Briton Offers Documents on Torture
LONDON — A former British ambassador has published government documents he says prove that Britain knowingly received intelligence extracted under torture from prisoners in Uzbekistan.
Craig Murray, who was removed as ambassador to Uzbekistan after he went public about his concerns, defied a Foreign Office prohibition on publishing the internal memos Friday on his website, www.craigmurray.co.uk. The documents include memos to Foreign Office chiefs in which Murray expressed his concern over the use of “torture material.”
In one memo, Murray said he was told by Foreign Office legal advisor Michael Wood that it was not illegal to use information acquired by torture, except in legal proceedings.
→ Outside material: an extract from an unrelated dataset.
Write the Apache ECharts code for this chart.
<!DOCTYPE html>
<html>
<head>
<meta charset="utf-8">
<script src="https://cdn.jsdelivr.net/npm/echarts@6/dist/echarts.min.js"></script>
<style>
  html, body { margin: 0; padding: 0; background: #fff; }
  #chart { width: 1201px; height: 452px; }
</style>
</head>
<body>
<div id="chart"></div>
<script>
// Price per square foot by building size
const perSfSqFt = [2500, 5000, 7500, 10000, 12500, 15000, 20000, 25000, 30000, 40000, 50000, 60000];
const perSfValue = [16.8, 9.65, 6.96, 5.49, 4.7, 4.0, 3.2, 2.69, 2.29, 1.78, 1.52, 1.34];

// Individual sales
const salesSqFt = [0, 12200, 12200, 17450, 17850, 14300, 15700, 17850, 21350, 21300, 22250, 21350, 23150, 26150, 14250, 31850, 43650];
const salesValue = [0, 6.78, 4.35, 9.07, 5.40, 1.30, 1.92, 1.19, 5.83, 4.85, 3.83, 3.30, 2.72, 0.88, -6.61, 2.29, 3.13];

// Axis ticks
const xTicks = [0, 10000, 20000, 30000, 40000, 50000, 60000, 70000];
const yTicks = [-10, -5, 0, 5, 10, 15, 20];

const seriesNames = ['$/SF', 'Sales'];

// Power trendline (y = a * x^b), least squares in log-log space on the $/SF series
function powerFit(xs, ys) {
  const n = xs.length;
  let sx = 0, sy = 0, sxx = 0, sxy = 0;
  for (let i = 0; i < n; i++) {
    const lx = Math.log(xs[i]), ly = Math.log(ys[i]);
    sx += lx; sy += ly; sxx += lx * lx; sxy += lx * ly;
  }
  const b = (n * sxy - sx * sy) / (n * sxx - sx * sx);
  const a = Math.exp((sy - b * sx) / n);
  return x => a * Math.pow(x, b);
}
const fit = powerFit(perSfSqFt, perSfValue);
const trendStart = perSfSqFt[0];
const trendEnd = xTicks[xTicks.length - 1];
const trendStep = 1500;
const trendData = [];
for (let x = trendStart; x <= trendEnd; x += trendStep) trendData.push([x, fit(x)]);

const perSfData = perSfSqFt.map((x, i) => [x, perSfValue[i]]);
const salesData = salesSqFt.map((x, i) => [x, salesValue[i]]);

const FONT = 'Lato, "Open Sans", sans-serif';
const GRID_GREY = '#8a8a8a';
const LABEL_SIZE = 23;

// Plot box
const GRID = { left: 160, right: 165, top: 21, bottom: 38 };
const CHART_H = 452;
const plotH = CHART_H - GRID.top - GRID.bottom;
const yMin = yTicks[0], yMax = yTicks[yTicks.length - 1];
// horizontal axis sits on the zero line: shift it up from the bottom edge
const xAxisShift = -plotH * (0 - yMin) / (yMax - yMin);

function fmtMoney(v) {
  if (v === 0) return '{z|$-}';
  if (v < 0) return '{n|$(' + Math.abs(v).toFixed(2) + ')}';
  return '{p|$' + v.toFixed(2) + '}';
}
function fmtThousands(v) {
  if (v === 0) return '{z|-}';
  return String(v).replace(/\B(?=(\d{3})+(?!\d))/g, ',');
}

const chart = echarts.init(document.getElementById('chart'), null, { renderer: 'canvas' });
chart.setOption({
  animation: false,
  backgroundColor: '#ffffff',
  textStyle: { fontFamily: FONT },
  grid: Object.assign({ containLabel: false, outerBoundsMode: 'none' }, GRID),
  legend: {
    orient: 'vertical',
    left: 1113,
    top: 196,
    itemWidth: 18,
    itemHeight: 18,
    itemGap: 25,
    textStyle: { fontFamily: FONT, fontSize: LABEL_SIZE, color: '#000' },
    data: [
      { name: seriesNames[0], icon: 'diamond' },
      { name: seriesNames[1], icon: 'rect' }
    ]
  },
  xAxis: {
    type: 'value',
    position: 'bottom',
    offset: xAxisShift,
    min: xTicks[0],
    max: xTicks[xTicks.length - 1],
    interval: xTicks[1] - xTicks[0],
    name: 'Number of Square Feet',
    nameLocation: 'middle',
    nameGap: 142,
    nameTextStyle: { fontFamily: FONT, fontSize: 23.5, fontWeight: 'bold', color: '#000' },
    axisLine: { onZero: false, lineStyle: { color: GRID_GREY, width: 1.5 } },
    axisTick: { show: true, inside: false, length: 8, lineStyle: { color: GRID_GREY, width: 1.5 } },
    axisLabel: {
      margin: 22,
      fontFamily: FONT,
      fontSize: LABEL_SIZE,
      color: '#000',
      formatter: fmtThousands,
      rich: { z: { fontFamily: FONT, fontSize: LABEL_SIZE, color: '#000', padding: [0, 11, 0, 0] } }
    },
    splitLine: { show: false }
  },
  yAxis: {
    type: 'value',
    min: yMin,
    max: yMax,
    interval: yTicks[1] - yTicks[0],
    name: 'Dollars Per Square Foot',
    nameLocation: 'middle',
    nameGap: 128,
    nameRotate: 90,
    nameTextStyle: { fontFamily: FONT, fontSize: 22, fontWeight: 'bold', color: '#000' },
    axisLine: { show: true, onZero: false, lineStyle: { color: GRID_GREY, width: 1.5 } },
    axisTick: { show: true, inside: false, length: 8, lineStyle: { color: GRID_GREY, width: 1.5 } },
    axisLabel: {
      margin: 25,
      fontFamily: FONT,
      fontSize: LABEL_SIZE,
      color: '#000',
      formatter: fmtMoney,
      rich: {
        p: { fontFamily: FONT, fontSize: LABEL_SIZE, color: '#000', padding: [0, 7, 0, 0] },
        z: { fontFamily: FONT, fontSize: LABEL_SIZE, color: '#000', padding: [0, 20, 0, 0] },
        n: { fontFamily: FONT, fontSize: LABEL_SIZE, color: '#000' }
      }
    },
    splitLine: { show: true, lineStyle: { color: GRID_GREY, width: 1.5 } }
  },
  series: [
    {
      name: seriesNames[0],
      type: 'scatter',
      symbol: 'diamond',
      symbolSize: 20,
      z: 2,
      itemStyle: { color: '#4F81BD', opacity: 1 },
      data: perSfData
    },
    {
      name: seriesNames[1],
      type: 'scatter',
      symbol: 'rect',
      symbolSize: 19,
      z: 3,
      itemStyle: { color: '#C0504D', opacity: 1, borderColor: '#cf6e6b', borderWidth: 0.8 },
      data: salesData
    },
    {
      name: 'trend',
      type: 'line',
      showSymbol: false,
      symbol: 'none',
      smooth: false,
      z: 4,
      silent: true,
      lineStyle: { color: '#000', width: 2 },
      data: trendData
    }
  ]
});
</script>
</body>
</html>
Intelligence officer Matthew Kydd had also told him the intelligence services sometimes found such material “very useful indeed, with a direct bearing on the war on terror,” he said.
Murray said that even after he alerted his bosses to his concerns, they continued to use material allegedly gained under torture “on the grounds that the U.K. could not prove that individual detainees were tortured to extract information.”
“I have dealt with hundreds of individual cases of political or religious prisoners in Uzbekistan, and I have met with very few where torture, as defined in the U.N. convention, was not employed,” he wrote.
A Foreign Office spokesman said Friday that although Britain condemns the use of torture, it would be “irresponsible” for the intelligence services to reject information that might protect British citizens from a terrorist attack.
The spokesman spoke on condition of anonymity, in keeping with government policy.